Challenge:
Images are not part of the copy; write out the rest of the data exactly as given.
--------------------
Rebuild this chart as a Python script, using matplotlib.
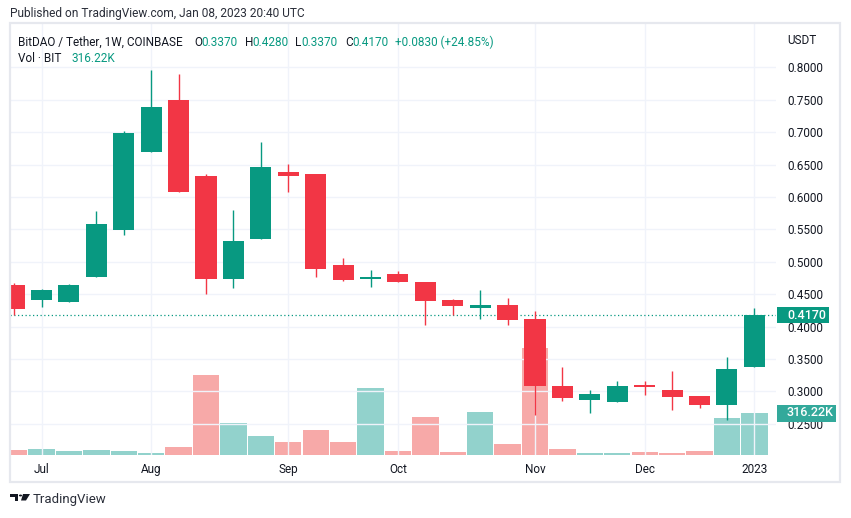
import datetime as dt
import numpy as np
import matplotlib
matplotlib.use('Agg')
import matplotlib.pyplot as plt
from matplotlib.patches import Rectangle, Polygon, Circle

plt.rcParams['font.family'] = ['Roboto', 'DejaVu Sans']

# weekly candles, BIT/USDT (Coinbase), Monday of each week
weeks = ['2022-06-27', '2022-07-04', '2022-07-11', '2022-07-18', '2022-07-25',
         '2022-08-01', '2022-08-08', '2022-08-15', '2022-08-22', '2022-08-29',
         '2022-09-05', '2022-09-12', '2022-09-19', '2022-09-26', '2022-10-03',
         '2022-10-10', '2022-10-17', '2022-10-24', '2022-10-31', '2022-11-07',
         '2022-11-14', '2022-11-21', '2022-11-28', '2022-12-05', '2022-12-12',
         '2022-12-19', '2022-12-26', '2023-01-02']
opens = [0.4640, 0.4414, 0.4378, 0.4764, 0.5490, 0.6693, 0.7495, 0.6322, 0.4733, 0.5350,
         0.6384, 0.6353, 0.4949, 0.4733, 0.4810, 0.4687, 0.4410, 0.4290, 0.4332, 0.4116,
         0.3082, 0.2866, 0.2835, 0.3102, 0.3020, 0.2932, 0.2793, 0.3370]
highs = [0.4676, 0.4583, 0.4660, 0.5782, 0.7017, 0.7958, 0.7897, 0.6353, 0.5798, 0.6847,
         0.6508, 0.6353, 0.5057, 0.4872, 0.4856, 0.4687, 0.4429, 0.4563, 0.4440, 0.4239,
         0.3375, 0.3020, 0.3159, 0.3159, 0.3313, 0.2932, 0.3529, 0.4280]
lows = [0.4177, 0.4306, 0.4378, 0.4764, 0.5412, 0.6693, 0.6075, 0.4500, 0.4594, 0.5350,
        0.6075, 0.4764, 0.4702, 0.4610, 0.4687, 0.4023, 0.4182, 0.4120, 0.4023, 0.2634,
        0.2855, 0.2665, 0.2835, 0.2943, 0.2711, 0.2747, 0.2557, 0.3370]
closes = [0.4275, 0.4563, 0.4640, 0.5582, 0.6986, 0.7387, 0.6075, 0.4733, 0.5320, 0.6461,
          0.6322, 0.4887, 0.4718, 0.4764, 0.4687, 0.4394, 0.4321, 0.4332, 0.4100, 0.3087,
          0.2901, 0.2958, 0.3082, 0.3071, 0.2917, 0.2793, 0.3340, 0.4170]
volume_k = [35, 43, 28, 35, 28, 13, 58, 600, 238, 141,
            95, 186, 95, 502, 28, 286, 23, 324, 83, 806,
            45, 15, 15, 23, 15, 30, 279, 316.22]
price_ticks = [0.25, 0.30, 0.35, 0.40, 0.45, 0.50, 0.55, 0.60, 0.65, 0.70, 0.75, 0.80]

GREEN = '#089981'
RED = '#F23645'
VGREEN = '#92D2CC'
VRED = '#F7A9A8'
GRID = '#F0F3FA'
TXT = '#131722'

W, H = 851, 518


def px(x, y):
    # pixel position (from top-left) -> figure fraction
    return x / W, 1 - y / H


def tag(axis, value, text, color, x_left, x_right, height):
    # coloured label on the price scale, centred on value
    yc = H - axis.transData.transform((0, value))[1]
    fig.patches.append(Rectangle(px(x_left, yc + height / 2), (x_right - x_left) / W,
                                 height / H, transform=fig.transFigure,
                                 fc=color, ec='none', zorder=10))
    fig.text(*px(787, yc), text, color='white', fontsize=9, fontweight='medium',
             va='center', ha='left', zorder=11)


o = np.array(opens)
h = np.array(highs)
l = np.array(lows)
c = np.array(closes)
v = np.array(volume_k)
x = np.arange(len(weeks))
up = c >= o

dates = [dt.date.fromisoformat(s) for s in weeks]
tick_pos, tick_lab = [], []
for i, d in enumerate(dates):
    if i > 0 and d.month != dates[i - 1].month:
        tick_pos.append(i)
        tick_lab.append(str(d.year) if d.month == 1 else d.strftime('%b'))

fig = plt.figure(figsize=(W / 100, H / 100), dpi=100)
x0, y1 = px(10, 455)
ax = fig.add_axes([x0, y1, (776 - 10) / W, (455 - 23) / H])
axv = ax.twinx()
ax.set_zorder(axv.get_zorder() + 1)
ax.patch.set_visible(False)

# volume
axv.bar(x, v, width=0.96, color=np.where(up, VGREEN, VRED), linewidth=0)
axv.set_ylim(0, 316.22 * 432 / 42)
axv.set_yticks([])
for s in axv.spines.values():
    s.set_visible(False)

# candles
ax.vlines(x, l, h, color=np.where(up, GREEN, RED), lw=1.0, zorder=3)
body_lo = np.minimum(o, c)
body_h = np.maximum(np.abs(c - o), 0.0016)
ax.bar(x, body_h, bottom=body_lo, width=0.77, color=np.where(up, GREEN, RED),
       linewidth=0, zorder=4)

ax.set_xlim(-0.15, 27.79)
ax.set_ylim(0.2017, 0.8684)
ax.set_yticks(price_ticks)
ax.set_yticklabels(['%.4f' % t for t in price_ticks])
ax.yaxis.tick_right()
ax.set_xticks(tick_pos)
ax.set_xticklabels(tick_lab)
ax.tick_params(axis='y', length=0, pad=8, labelsize=8.5, labelcolor=TXT)
ax.tick_params(axis='x', length=0, pad=6, labelsize=8.5, labelcolor=TXT)
ax.grid(True, color=GRID, lw=1.0, zorder=0)
ax.set_axisbelow(True)
for s in ax.spines.values():
    s.set_visible(False)

# last price line + labels on the scale
ax.axhline(c[-1], color=GREEN, lw=0.9, ls=(0, (1, 2)), zorder=2)
tag(ax, c[-1], '%.4f' % c[-1], GREEN, 777, 829, 16)
tag(axv, v[-1], '%.2fK' % v[-1], '#33A99B', 777, 836, 17)
fig.text(*px(787, 41), 'USDT', fontsize=8.5, color=TXT, va='center')

# frame around the chart
fig.patches.append(Rectangle(px(10, 482), 830 / W, 459 / H, transform=fig.transFigure,
                             fill=False, ec='#E6E8EE', lw=1.6))

# header
fig.text(*px(10, 14), 'Published on TradingView.com, Jan 08, 2023 20:40 UTC',
         fontsize=8.6, color='#2A2E39', va='center')
fig.text(*px(18, 42), 'BitDAO / Tether, 1W, COINBASE', fontsize=8.5, color=TXT, va='center')
for lab, val, xl, xv in [('O', opens[-1], 194, 201), ('H', highs[-1], 245, 252),
                         ('L', lows[-1], 295.5, 301), ('C', closes[-1], 345, 352)]:
    fig.text(*px(xl, 42), lab, fontsize=8.5, color=TXT, va='center')
    fig.text(*px(xv, 42), '%.4f' % val, fontsize=8.5, color=GREEN, va='center')
chg = c[-1] - c[-2]
fig.text(*px(395, 42), '+%.4f (+%.2f%%)' % (chg, chg / c[-2] * 100),
         fontsize=8.5, color=GREEN, va='center')
fig.text(*px(18, 59), 'Vol \u00b7 BIT', fontsize=8.5, color=TXT, va='center')
fig.text(*px(71, 59), '%.2fK' % v[-1], fontsize=8.5, color=GREEN, va='center')

# TradingView logo + name
logo = [Polygon([px(10, 494), px(18, 494), px(18, 500.5), px(15, 500.5), px(15, 497),
                 px(10, 497)]),
        Polygon([px(23, 494), px(30, 494), px(26, 500.5), px(21, 500.5)])]
for p in logo:
    p.set_transform(fig.transFigure)
    p.set_facecolor('#131722')
    p.set_edgecolor('none')
    fig.patches.append(p)
fig.patches.append(Circle(px(20.5, 495.5), 1.6 / W, transform=fig.transFigure,
                          fc='#131722', ec='none'))
fig.text(*px(33, 499), 'TradingView', fontsize=9.5, color='#2A2E39', va='center')

fig.savefig('out.png', dpi=100)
--------------------
Response:
Rebuild this chart as a Python script, using matplotlib.
import datetime as dt
import numpy as np
import matplotlib
matplotlib.use('Agg')
import matplotlib.pyplot as plt
from matplotlib.patches import Rectangle, Polygon, Circle

plt.rcParams['font.family'] = ['Roboto', 'DejaVu Sans']

# weekly candles, BIT/USDT (Coinbase), Monday of each week
weeks = ['2022-06-27', '2022-07-04', '2022-07-11', '2022-07-18', '2022-07-25',
         '2022-08-01', '2022-08-08', '2022-08-15', '2022-08-22', '2022-08-29',
         '2022-09-05', '2022-09-12', '2022-09-19', '2022-09-26', '2022-10-03',
         '2022-10-10', '2022-10-17', '2022-10-24', '2022-10-31', '2022-11-07',
         '2022-11-14', '2022-11-21', '2022-11-28', '2022-12-05', '2022-12-12',
         '2022-12-19', '2022-12-26', '2023-01-02']
opens = [0.4640, 0.4414, 0.4378, 0.4764, 0.5490, 0.6693, 0.7495, 0.6322, 0.4733, 0.5350,
         0.6384, 0.6353, 0.4949, 0.4733, 0.4810, 0.4687, 0.4410, 0.4290, 0.4332, 0.4116,
         0.3082, 0.2866, 0.2835, 0.3102, 0.3020, 0.2932, 0.2793, 0.3370]
highs = [0.4676, 0.4583, 0.4660, 0.5782, 0.7017, 0.7958, 0.7897, 0.6353, 0.5798, 0.6847,
         0.6508, 0.6353, 0.5057, 0.4872, 0.4856, 0.4687, 0.4429, 0.4563, 0.4440, 0.4239,
         0.3375, 0.3020, 0.3159, 0.3159, 0.3313, 0.2932, 0.3529, 0.4280]
lows = [0.4177, 0.4306, 0.4378, 0.4764, 0.5412, 0.6693, 0.6075, 0.4500, 0.4594, 0.5350,
        0.6075, 0.4764, 0.4702, 0.4610, 0.4687, 0.4023, 0.4182, 0.4120, 0.4023, 0.2634,
        0.2855, 0.2665, 0.2835, 0.2943, 0.2711, 0.2747, 0.2557, 0.3370]
closes = [0.4275, 0.4563, 0.4640, 0.5582, 0.6986, 0.7387, 0.6075, 0.4733, 0.5320, 0.6461,
          0.6322, 0.4887, 0.4718, 0.4764, 0.4687, 0.4394, 0.4321, 0.4332, 0.4100, 0.3087,
          0.2901, 0.2958, 0.3082, 0.3071, 0.2917, 0.2793, 0.3340, 0.4170]
volume_k = [35, 43, 28, 35, 28, 13, 58, 600, 238, 141,
            95, 186, 95, 502, 28, 286, 23, 324, 83, 806,
            45, 15, 15, 23, 15, 30, 279, 316.22]
price_ticks = [0.25, 0.30, 0.35, 0.40, 0.45, 0.50, 0.55, 0.60, 0.65, 0.70, 0.75, 0.80]

GREEN = '#089981'
RED = '#F23645'
VGREEN = '#92D2CC'
VRED = '#F7A9A8'
GRID = '#F0F3FA'
TXT = '#131722'

W, H = 851, 518


def px(x, y):
    # pixel position (from top-left) -> figure fraction
    return x / W, 1 - y / H


def tag(axis, value, text, color, x_left, x_right, height):
    # coloured label on the price scale, centred on value
    yc = H - axis.transData.transform((0, value))[1]
    fig.patches.append(Rectangle(px(x_left, yc + height / 2), (x_right - x_left) / W,
                                 height / H, transform=fig.transFigure,
                                 fc=color, ec='none', zorder=10))
    fig.text(*px(787, yc), text, color='white', fontsize=9, fontweight='medium',
             va='center', ha='left', zorder=11)


o = np.array(opens)
h = np.array(highs)
l = np.array(lows)
c = np.array(closes)
v = np.array(volume_k)
x = np.arange(len(weeks))
up = c >= o

dates = [dt.date.fromisoformat(s) for s in weeks]
tick_pos, tick_lab = [], []
for i, d in enumerate(dates):
    if i > 0 and d.month != dates[i - 1].month:
        tick_pos.append(i)
        tick_lab.append(str(d.year) if d.month == 1 else d.strftime('%b'))

fig = plt.figure(figsize=(W / 100, H / 100), dpi=100)
x0, y1 = px(10, 455)
ax = fig.add_axes([x0, y1, (776 - 10) / W, (455 - 23) / H])
axv = ax.twinx()
ax.set_zorder(axv.get_zorder() + 1)
ax.patch.set_visible(False)

# volume
axv.bar(x, v, width=0.96, color=np.where(up, VGREEN, VRED), linewidth=0)
axv.set_ylim(0, 316.22 * 432 / 42)
axv.set_yticks([])
for s in axv.spines.values():
    s.set_visible(False)

# candles
ax.vlines(x, l, h, color=np.where(up, GREEN, RED), lw=1.0, zorder=3)
body_lo = np.minimum(o, c)
body_h = np.maximum(np.abs(c - o), 0.0016)
ax.bar(x, body_h, bottom=body_lo, width=0.77, color=np.where(up, GREEN, RED),
       linewidth=0, zorder=4)

ax.set_xlim(-0.15, 27.79)
ax.set_ylim(0.2017, 0.8684)
ax.set_yticks(price_ticks)
ax.set_yticklabels(['%.4f' % t for t in price_ticks])
ax.yaxis.tick_right()
ax.set_xticks(tick_pos)
ax.set_xticklabels(tick_lab)
ax.tick_params(axis='y', length=0, pad=8, labelsize=8.5, labelcolor=TXT)
ax.tick_params(axis='x', length=0, pad=6, labelsize=8.5, labelcolor=TXT)
ax.grid(True, color=GRID, lw=1.0, zorder=0)
ax.set_axisbelow(True)
for s in ax.spines.values():
    s.set_visible(False)

# last price line + labels on the scale
ax.axhline(c[-1], color=GREEN, lw=0.9, ls=(0, (1, 2)), zorder=2)
tag(ax, c[-1], '%.4f' % c[-1], GREEN, 777, 829, 16)
tag(axv, v[-1], '%.2fK' % v[-1], '#33A99B', 777, 836, 17)
fig.text(*px(787, 41), 'USDT', fontsize=8.5, color=TXT, va='center')

# frame around the chart
fig.patches.append(Rectangle(px(10, 482), 830 / W, 459 / H, transform=fig.transFigure,
                             fill=False, ec='#E6E8EE', lw=1.6))

# header
fig.text(*px(10, 14), 'Published on TradingView.com, Jan 08, 2023 20:40 UTC',
         fontsize=8.6, color='#2A2E39', va='center')
fig.text(*px(18, 42), 'BitDAO / Tether, 1W, COINBASE', fontsize=8.5, color=TXT, va='center')
for lab, val, xl, xv in [('O', opens[-1], 194, 201), ('H', highs[-1], 245, 252),
                         ('L', lows[-1], 295.5, 301), ('C', closes[-1], 345, 352)]:
    fig.text(*px(xl, 42), lab, fontsize=8.5, color=TXT, va='center')
    fig.text(*px(xv, 42), '%.4f' % val, fontsize=8.5, color=GREEN, va='center')
chg = c[-1] - c[-2]
fig.text(*px(395, 42), '+%.4f (+%.2f%%)' % (chg, chg / c[-2] * 100),
         fontsize=8.5, color=GREEN, va='center')
fig.text(*px(18, 59), 'Vol \u00b7 BIT', fontsize=8.5, color=TXT, va='center')
fig.text(*px(71, 59), '%.2fK' % v[-1], fontsize=8.5, color=GREEN, va='center')

# TradingView logo + name
logo = [Polygon([px(10, 494), px(18, 494), px(18, 500.5), px(15, 500.5), px(15, 497),
                 px(10, 497)]),
        Polygon([px(23, 494), px(30, 494), px(26, 500.5), px(21, 500.5)])]
for p in logo:
    p.set_transform(fig.transFigure)
    p.set_facecolor('#131722')
    p.set_edgecolor('none')
    fig.patches.append(p)
fig.patches.append(Circle(px(20.5, 495.5), 1.6 / W, transform=fig.transFigure,
                          fc='#131722', ec='none'))
fig.text(*px(33, 499), 'TradingView', fontsize=9.5, color='#2A2E39', va='center')

fig.savefig('out.png', dpi=100)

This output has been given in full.